What is your favorite word?
“Syzygy.” A word as difficult to find as an occurrence of its main meaning: a linear configuration of three or more celestial bodies. Its uniqueness in the world of English words—the second-longest word failing to contain a, e, i, o, or u, surpassed only by “rhythms” and tied with its singular—makes this one of my favorite words.
That, and it makes it look like Webster gave Lynyrd Skynyrd a chance to put a word in the dictionary.
What is your least favorite word?
By meaning or by sound? By meaning, it’s “hate.” By sound, it’s a bit tougher. I don’t like words with v’s or w’s, or words with long e sounds. So I guess I should really abhor the word “weave,” eh?
I don’t know. I’ve never liked the word “virgin.”
What turns you on?
Leibniz. Apart from the whole calculus/optimism/we-all-interact-but-we-really-don’t stuff, I actually find the guy pretty physically attractive. I dig blue eyes, and that wig, man, that wig…
And fat. Fat turns me on.
What sound do you love?
I dig brown noise. I know it’s more of a background noise than a particular sound, but it really helps me concentrate, regardless of the surrounding distractions (e.g., people being obnoxious idiots in the “quiet” section of the library, the neverending construction just outside my office, the jerks in the Social lab down the hall who don’t know how to talk at dB levels lower than 180).
What sound do you hate?
My absolute least favorite sound on this planet is babies/toddlers crying. All my muscles tense up super tight whenever I’m in the near vicinity of a bawling child. That particular sound just makes me ridiculously uncomfortable and stressed.

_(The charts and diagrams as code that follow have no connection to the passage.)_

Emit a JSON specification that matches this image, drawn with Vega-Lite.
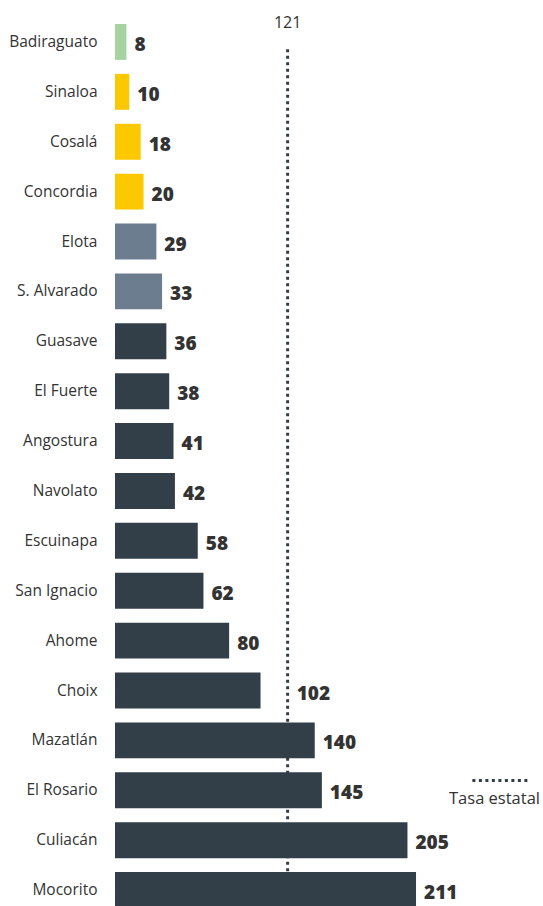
{
  "$schema": "https://vega.github.io/schema/vega-lite/v6.json",
  "width": 428,
  "height": 898,
  "autosize": {"type": "none"},
  "padding": {"left": 115, "top": 17, "right": 0, "bottom": 0},
  "background": "white",
  "config": {"view": {"stroke": null}, "font": "Open Sans"},
  "data": {
    "values": [
      {"municipio": "Badiraguato", "tasa": 8, "grupo": "a"},
      {"municipio": "Sinaloa", "tasa": 10, "grupo": "b"},
      {"municipio": "Cosalá", "tasa": 18, "grupo": "b"},
      {"municipio": "Concordia", "tasa": 20, "grupo": "b"},
      {"municipio": "Elota", "tasa": 29, "grupo": "c"},
      {"municipio": "S. Alvarado", "tasa": 33, "grupo": "c"},
      {"municipio": "Guasave", "tasa": 36, "grupo": "d"},
      {"municipio": "El Fuerte", "tasa": 38, "grupo": "d"},
      {"municipio": "Angostura", "tasa": 41, "grupo": "d"},
      {"municipio": "Navolato", "tasa": 42, "grupo": "d"},
      {"municipio": "Escuinapa", "tasa": 58, "grupo": "d"},
      {"municipio": "San Ignacio", "tasa": 62, "grupo": "d"},
      {"municipio": "Ahome", "tasa": 80, "grupo": "d"},
      {"municipio": "Choix", "tasa": 102, "grupo": "d"},
      {"municipio": "Mazatlán", "tasa": 140, "grupo": "d"},
      {"municipio": "El Rosario", "tasa": 145, "grupo": "d"},
      {"municipio": "Culiacán", "tasa": 205, "grupo": "d"},
      {"municipio": "Mocorito", "tasa": 211, "grupo": "d"}
    ]
  },
  "layer": [
    {
      "data": {"values": [{"estatal": 121}]},
      "mark": {"type": "rule", "strokeDash": [3, 3.5], "strokeWidth": 3, "color": "#333d47"},
      "encoding": {
        "x": {"field": "estatal", "type": "quantitative", "scale": {"domain": [0, 300]}, "axis": null},
        "y": {"datum": "Badiraguato", "type": "nominal", "bandPosition": 0.7},
        "y2": {"datum": "Mocorito"}
      }
    },
    {
      "mark": {"type": "bar"},
      "encoding": {
        "y": {
          "field": "municipio",
          "type": "nominal",
          "sort": null,
          "scale": {
            "domain": ["Badiraguato", "Sinaloa", "Cosalá", "Concordia", "Elota", "S. Alvarado", "Guasave", "El Fuerte", "Angostura", "Navolato", "Escuinapa", "San Ignacio", "Ahome", "Choix", "Mazatlán", "El Rosario", "Culiacán", "Mocorito"],
            "paddingInner": 0.28,
            "paddingOuter": 0.14
          },
          "axis": {
            "title": null,
            "domain": false,
            "ticks": false,
            "labelPadding": 18,
            "labelFontSize": 15.5,
            "labelColor": "#333333",
            "labelFont": "Open Sans",
            "labelFontWeight": "normal"
          }
        },
        "x": {"field": "tasa", "type": "quantitative", "scale": {"domain": [0, 300]}, "axis": null},
        "color": {
          "field": "grupo",
          "type": "nominal",
          "scale": {"domain": ["a", "b", "c", "d"], "range": ["#a6d4a0", "#fcc800", "#6c7d8f", "#323e48"]},
          "legend": null
        }
      }
    },
    {
      "transform": [{"filter": "datum.municipio !== 'Choix'"}],
      "mark": {"type": "text", "align": "left", "baseline": "middle", "dx": 8, "dy": 3, "fontSize": 19, "fontWeight": 800, "color": "#333333", "font": "Open Sans"},
      "encoding": {
        "y": {"field": "municipio", "type": "nominal", "sort": null},
        "x": {"field": "tasa", "type": "quantitative"},
        "text": {"field": "tasa", "type": "quantitative"}
      }
    },
    {
      "transform": [{"filter": "datum.municipio === 'Choix'"}],
      "mark": {"type": "text", "align": "left", "baseline": "middle", "dx": 9, "dy": 3, "fontSize": 19, "fontWeight": 800, "color": "#333333", "font": "Open Sans"},
      "encoding": {
        "y": {"field": "municipio", "type": "nominal", "sort": null},
        "x": {"datum": 121, "type": "quantitative"},
        "text": {"field": "tasa", "type": "quantitative"}
      }
    },
    {
      "data": {"values": [{"estatal": 121}]},
      "mark": {"type": "text", "align": "center", "baseline": "alphabetic", "dy": 4, "fontSize": 16, "fontWeight": "normal", "color": "#333333", "font": "Open Sans"},
      "encoding": {
        "x": {"field": "estatal", "type": "quantitative"},
        "y": {"datum": "Badiraguato", "type": "nominal", "bandPosition": 0},
        "text": {"field": "estatal", "type": "quantitative"}
      }
    },
    {
      "data": {"values": [{"etiqueta": "Tasa estatal"}]},
      "mark": {"type": "rule", "strokeDash": [3, 3.5], "strokeWidth": 3, "color": "#333d47"},
      "encoding": {
        "x": {"datum": 250.5, "type": "quantitative"},
        "x2": {"datum": 289.5},
        "y": {"datum": "El Rosario", "type": "nominal", "bandPosition": 0.23}
      }
    },
    {
      "data": {"values": [{"etiqueta": "Tasa estatal"}]},
      "mark": {"type": "text", "align": "center", "baseline": "alphabetic", "fontSize": 16.5, "fontWeight": "normal", "color": "#333333", "font": "Open Sans"},
      "encoding": {
        "x": {"datum": 266, "type": "quantitative"},
        "y": {"datum": "El Rosario", "type": "nominal", "bandPosition": 0.87},
        "text": {"field": "etiqueta", "type": "nominal"}
      }
    }
  ]
}
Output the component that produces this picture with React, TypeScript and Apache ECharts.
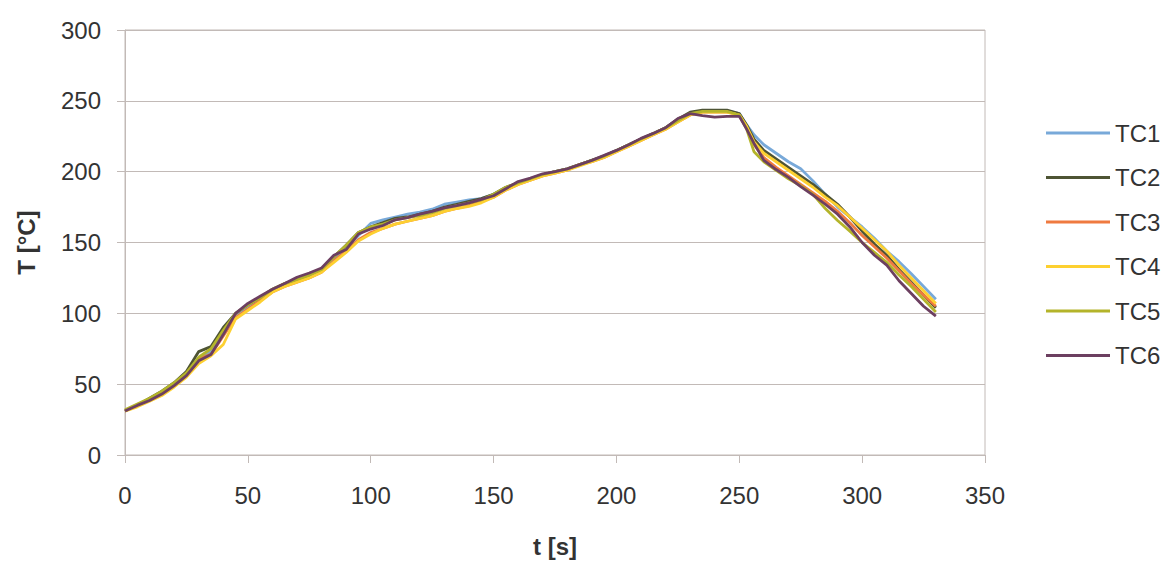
import React, { useEffect, useRef } from "react";
import * as echarts from "echarts";

const times = [0,5,10,15,20,25,30,35,40,45,50,55,60,65,70,75,80,85,90,95,100,105,110,115,120,125,130,135,140,145,150,155,160,165,170,175,180,185,190,195,200,205,210,215,220,225,230,235,240,245,250,253,256,260,265,270,275,280,285,290,295,300,305,310,315,320,325,330];

const tc1 = [31,35.5,39,43,49,56,67,73,86,98,104,110,116,120,124,127,131,139,146,155,163.5,166,168,170,171.5,173.5,177,178.5,180,181,184,188.5,192,195,198,200,202,205,208,211,215,219,223,227,231,236,241,243,243,243,241,233,226,219,213,207,202,193.5,184,175,168,161,153,144,136.5,128,119,110];
const tc2 = [31,35,40,45,51,59,73,76.5,90,100,106,111,117,121,124,127,131,140,148,157,161,164,167,168,170,172,175,177,179,181,184,189,192,195,198,200,202,205,208,211,215,219,223,227,231,237,242,243.5,243.5,243.5,241,233,223,215,209,203,197,191,184,177,168,158,149,141,131,122,113,104];
const tc3 = [31,35,39,44,50,57,68,71,84,97,103,109,115,119,122,125,129,137,144,152,157,160,163,165,167,169,172,174,176,179,182,187,191,194,197,199,201,205,207,210,214,218,222,226,230,235,240,242,242,242,240,231,219,210,203,197,191,185,179,172,164,155,147,139,130,121,113,105];
const tc4 = [31,34,38,42,48,55,64.5,70,78,96,102,108,115,119,122,125,129,136,143,151,156,160,163,165,167,169,172,174,175.5,178,182,187,191,194,197,199,201,204,207,210,214,218,222,226,230,235,240,242,242,242,240,232,221,213,207,201,195,189,182,176,168,160,152,144,134,125,116,107];
const tc5 = [32,36,40,45,51,58,69,75,88,100,106,111,117,121,124,127,131,140,148,157,161,163,166,167.5,169,171,174,176,178,180,184,189,192,195,198,200,202,205,208,211,215,219,223,227,231,236,241,242.5,242.5,242.5,240,230,214,207,201,195,190,184,174,165.5,158,150,143,136,127,119,110,101];
const tc6 = [31,35,38.5,43,49,56,66.5,71,85,100,107,112,117,121,125.5,128.5,132,141,145,156,159.5,162,166,167.5,170,172,174.5,176,178,180.5,183,188,193,195.5,198.5,200,202,205,208,211.5,215,219,223.5,227,231,237.5,241,239.5,238.5,239,239,230,220,208,201.5,196,189.5,183.5,177,170,161,150,141,134,123,114,105,98];

const seriesNames = ["TC1", "TC2", "TC3", "TC4", "TC5", "TC6"];
const seriesValues = [tc1, tc2, tc3, tc4, tc5, tc6];
const seriesColors = ["#78a9d9", "#4e5434", "#ef7a40", "#fdd030", "#b4b42a", "#6c3f60"];

const xTicks = { min: 0, max: 350, interval: 50 };
const yTicks = { min: 0, max: 300, interval: 50 };

const gridColor = "#c2bab7";
const textColor = "#333333";
const font = "'Liberation Sans', Arial, sans-serif";

export default function App() {
  const ref = useRef<HTMLDivElement>(null);
  useEffect(() => {
    if (!ref.current) return;
    const chart = echarts.init(ref.current, undefined, { renderer: "svg" });
    chart.setOption({
      animation: false,
      backgroundColor: "#ffffff",
      textStyle: { fontFamily: font },
      grid: {
        left: 125,
        top: 30,
        right: 182,
        bottom: 106,
        show: true,
        borderColor: gridColor,
        borderWidth: 1,
        containLabel: false,
        outerBoundsMode: "none",
      },
      legend: {
        orient: "vertical",
        left: 1041,
        top: 116,
        itemWidth: 64,
        itemHeight: 3,
        itemGap: 20.5,
        icon: "rect",
        textStyle: { fontSize: 24, color: textColor, fontFamily: font },
        data: seriesNames,
      },
      xAxis: {
        type: "value",
        min: xTicks.min,
        max: xTicks.max,
        interval: xTicks.interval,
        name: "t [s]",
        nameLocation: "middle",
        nameGap: 79,
        nameTextStyle: { fontSize: 24, fontWeight: "bold", color: textColor, fontFamily: font },
        axisLine: { show: true, lineStyle: { color: gridColor, width: 1 } },
        axisTick: { show: true, length: 8, lineStyle: { color: gridColor } },
        axisLabel: { fontSize: 24, color: textColor, margin: 28, fontFamily: font },
        splitLine: { show: false },
      },
      yAxis: {
        type: "value",
        min: yTicks.min,
        max: yTicks.max,
        interval: yTicks.interval,
        name: "T [°C]",
        nameLocation: "middle",
        nameGap: 87,
        nameRotate: 90,
        nameTextStyle: { fontSize: 24, fontWeight: "bold", color: textColor, fontFamily: font },
        axisLine: { show: true, lineStyle: { color: gridColor, width: 1 } },
        axisTick: { show: true, length: 8, lineStyle: { color: gridColor } },
        axisLabel: { fontSize: 24, color: textColor, margin: 24, fontFamily: font },
        splitLine: { show: true, lineStyle: { color: gridColor, width: 1 } },
      },
      series: seriesNames.map((name, i) => ({
        name,
        type: "line",
        showSymbol: false,
        symbol: "none",
        data: times.map((t, j) => [t, seriesValues[i][j]]),
        lineStyle: { color: seriesColors[i], width: 2.8 },
        itemStyle: { color: seriesColors[i] },
      })),
    });
    return () => chart.dispose();
  }, []);
  return (
    <div
      ref={ref}
      style={{ position: "fixed", left: 0, top: 0, width: 1167, height: 561 }}
    />
  );
}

What is your favorite curse word?
Either fuck or pieceofshit! Fuck is ye olde standby and is applicable in almost every situation, whereas pieceofshit! is saved for when things aren’t working correctly. Which is often.
What profession other than yours would you like to attempt?
I’d totally work as a deep sea fisherman. Most fishermen are exactly the opposite of everything I am and I’d probably die within 24 hours of being out on the ocean, but for whatever reason that career has always had this allure for me. Weird, I know.
What profession would you not like to participate in?
Skill-wise? Perfume developer, haha. But preference-wise, anything that involves a lot of face-to-face interaction. Like a psychologist or a psychiatrist, I would never want to do that. It’d be terrifying and I wouldn’t trust myself to take the right action.
If heaven exists, what would you like to hear god say when you arrive at the pearly gates?
“You got here by being a decent human being, not by belonging to any particular religious denomination. Also, Leibniz is over there. He’s been waiting for you.”